Ayşe Sarısu Pehlivan, tebligat henüz kendisine ulaşmadan önce YouTube kanalı “Karantina TV”nin yayınında Gazeteci Recai Aksu’nun sorularını cevaplarken de, sosyal medyada kendisi hakkında yazılanları şöyle değerlendirdi:

“Maalesef burada tamamen nefret söylemiyle, hakaret içeren, öfke duyan, beni DHKP-C gibi bir terör örgütüyle ilişkilendirmeye çalışan bir zihniyeti… Böyle bir köşeye sıkıştırıp beni bir kılıfa sokma çabasıyla karşılaştım ve bir linç kampanyası başlatıldı. Akabinde de HSK tarafından hakkımda inceleme izni verildiğini ben, sosyal medyadan duydum. Bana ulaşan herhangi bir bildirim yok şu an. Zaten süreçte hemen böyle bir bildirim yapılması da gerekmiyor. Eğer daha sonra soruşturmaya geçilmesine dair bir karar alınırsa bana bir bildirim yapılıp bir savunma istenecektir.”

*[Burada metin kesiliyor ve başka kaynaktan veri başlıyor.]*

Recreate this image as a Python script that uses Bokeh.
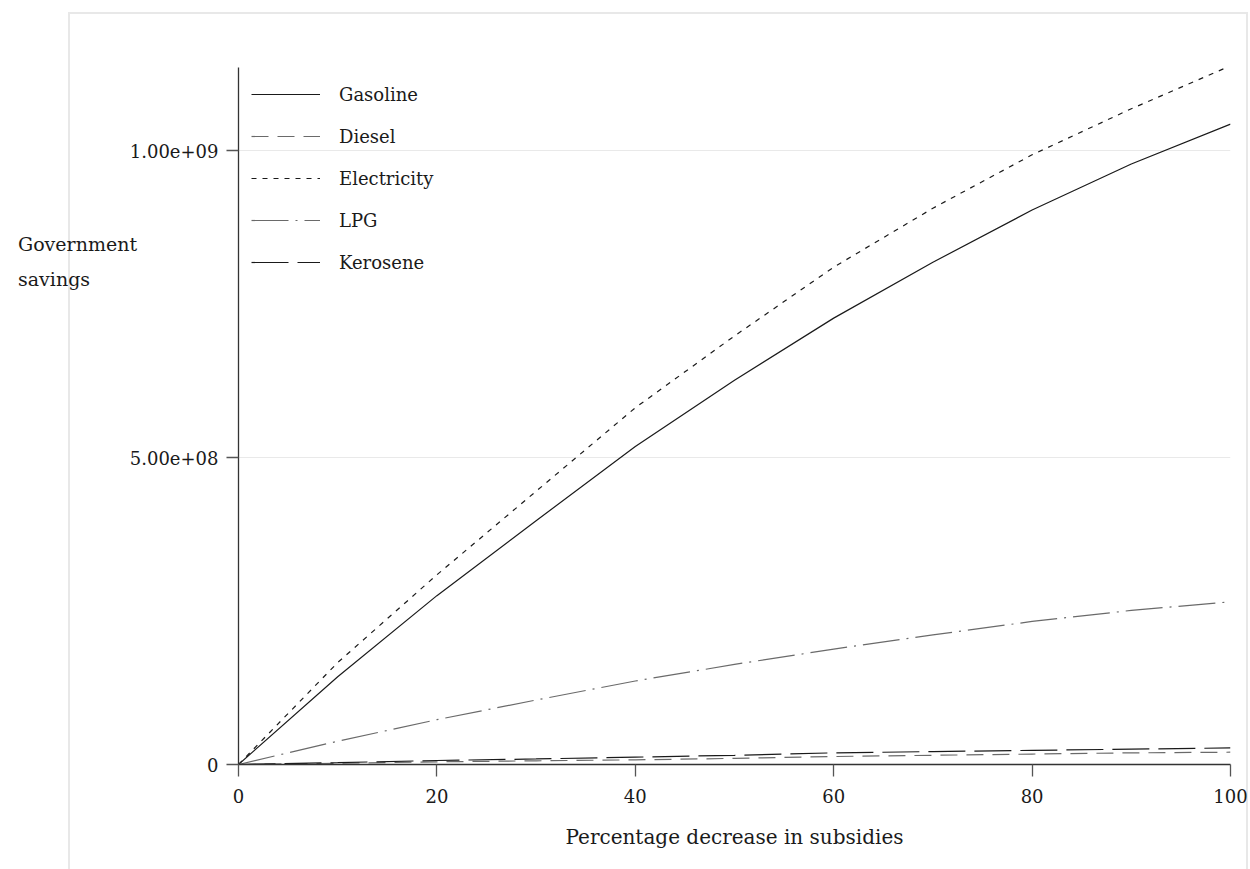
from bokeh.plotting import figure
from bokeh.models import Legend, LegendItem, FixedTicker, Range1d, Div
from bokeh.layouts import row
from bokeh.embed import file_html
from bokeh.resources import INLINE

# ---- data ----
pct = [0, 10, 20, 30, 40, 50, 60, 70, 80, 90, 100]
gasoline = [0, 0.143e9, 0.275e9, 0.397e9, 0.518e9, 0.626e9, 0.727e9, 0.818e9, 0.903e9, 0.978e9, 1.043e9]
diesel = [0, 0.002e9, 0.0044e9, 0.006e9, 0.0076e9, 0.010e9, 0.013e9, 0.015e9, 0.017e9, 0.019e9, 0.020e9]
electricity = [0, 0.166e9, 0.309e9, 0.445e9, 0.581e9, 0.698e9, 0.810e9, 0.906e9, 0.993e9, 1.068e9, 1.138e9]
lpg = [0, 0.038e9, 0.073e9, 0.105e9, 0.136e9, 0.163e9, 0.188e9, 0.211e9, 0.233e9, 0.251e9, 0.265e9]
kerosene = [0, 0.003e9, 0.0065e9, 0.009e9, 0.012e9, 0.015e9, 0.019e9, 0.021e9, 0.023e9, 0.025e9, 0.027e9]

series_names = ["Gasoline", "Diesel", "Electricity", "LPG", "Kerosene"]
y_ticks = [0, 5e8, 1e9]
y_tick_labels = ["0", "5.00e+08", "1.00e+09"]
x_ticks = [0, 20, 40, 60, 80, 100]
x_title = "Percentage decrease in subsidies"
y_title_lines = ["Government", "savings"]

FONT = "DejaVu Serif"
BLACK = "#1a1a1a"
GRAY = "#6a6a6a"

LEFT_COL = 118

p = figure(width=1250 - LEFT_COL, height=869, output_backend="svg", toolbar_location=None,
           x_range=Range1d(0, 100), y_range=Range1d(0, 1.1352e9),
           min_border_left=238 - LEFT_COL, min_border_right=20, min_border_top=67,
           min_border_bottom=105)
p.outline_line_color = None
p.background_fill_color = "white"
p.border_fill_color = None

# grid
p.xgrid.grid_line_color = None
p.ygrid.grid_line_color = "#e9e9e9"
p.ygrid.grid_line_width = 1

# axes
p.xaxis.ticker = FixedTicker(ticks=x_ticks)
p.yaxis.ticker = FixedTicker(ticks=y_ticks)
p.yaxis.major_label_overrides = {float(t): l for t, l in zip(y_ticks, y_tick_labels)}
for ax in (p.xaxis[0], p.yaxis[0]):
    ax.axis_line_color = "#333333"
    ax.axis_line_width = 1.3
    ax.major_tick_line_color = "#555555"
    ax.major_tick_line_width = 1.3
    ax.major_tick_out = 12
    ax.major_tick_in = 0
    ax.minor_tick_line_color = None
    ax.major_label_text_font = FONT
    ax.major_label_text_font_size = "18px"
    ax.major_label_text_color = BLACK
p.xaxis.major_label_standoff = 12
p.yaxis.major_label_standoff = 8
p.yaxis.major_label_orientation = "horizontal"
p.xaxis.axis_label = x_title
p.xaxis.axis_label_text_font = FONT
p.xaxis.axis_label_text_font_size = "20px"
p.xaxis.axis_label_text_font_style = "normal"
p.xaxis.axis_label_text_color = BLACK
p.xaxis.axis_label_standoff = 19

styles = [
    (gasoline, BLACK, "solid"),
    (diesel, GRAY, "17 9"),
    (electricity, BLACK, "5 6"),
    (lpg, GRAY, "37 7 2 7"),
    (kerosene, BLACK, "37 9"),
]
items = []
for name, (vals, col, dash) in zip(series_names, styles):
    r = p.line(pct, vals, line_color=col, line_width=1.2, line_dash=dash)
    items.append(LegendItem(label=name, renderers=[r]))

legend = Legend(items=items, location="top_left", margin=13, padding=0,
                glyph_width=69, glyph_height=28, label_height=28, spacing=14,
                label_standoff=19, label_text_font=FONT, label_text_font_size="18px",
                label_text_color=BLACK, border_line_color=None, background_fill_alpha=0)
p.add_layout(legend, "center")

# y title: horizontal, two lines, to the left of the axis
ytitle = Div(text="<br>".join(y_title_lines), width=LEFT_COL - 18, height=80,
             margin=(227, 0, 0, 18),
             styles={"font-family": FONT, "font-size": "19px", "line-height": "35px",
                     "color": BLACK, "white-space": "nowrap", "overflow": "visible"})

# faint outer frame of the graph region, drawn as the page background
frame_col = "#e8e8e8"
bg = ", ".join([
    f"linear-gradient({frame_col}, {frame_col}) 68px 12px / 1180px 2px no-repeat",
    f"linear-gradient({frame_col}, {frame_col}) 68px 12px / 2px 900px no-repeat",
    f"linear-gradient({frame_col}, {frame_col}) 1246px 12px / 2px 900px no-repeat",
])
layout = row(ytitle, p, spacing=0, styles={"background": bg + ", white"})
open("out.html", "w").write(file_html(layout, INLINE))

Pehlivan, Grup Yorum’un bir üyesinin günbegün ölüme gidişini sosyal medyada gördükten sonra bir insan olarak onun ölüm orucundan vazgeçmesi için twitter’da paylaşımda bulunduğunu belirtti. Pehlivan, sözlerine şöyle devam etti:

“Benim gibi pek çok duyarlı insanın bu konuda paylaşımları var. Neticede bu paylaşımlar ve gidip ilgili makamlarla görüşme sonrasında da Grup Yorum üyesi olan İbrahim Gökçek, ölüm orucundan vazgeçtiğini duyurdu ve akabinde bir gün sonra da vefat etti. Şimdi ben, DHKP-C’ye bağlanmaya çalışılıyorum, ‘terör sevici’ olarak lanse edilmeye çalışılıyorum. Öyle bir kılıfa sokulmaya çalışılıyorum. O zaman benimle birlikte bir sürü insan var. Bunların hepsi DHKP-C örgütü sevicisi olarak mı değerlendirilecek?”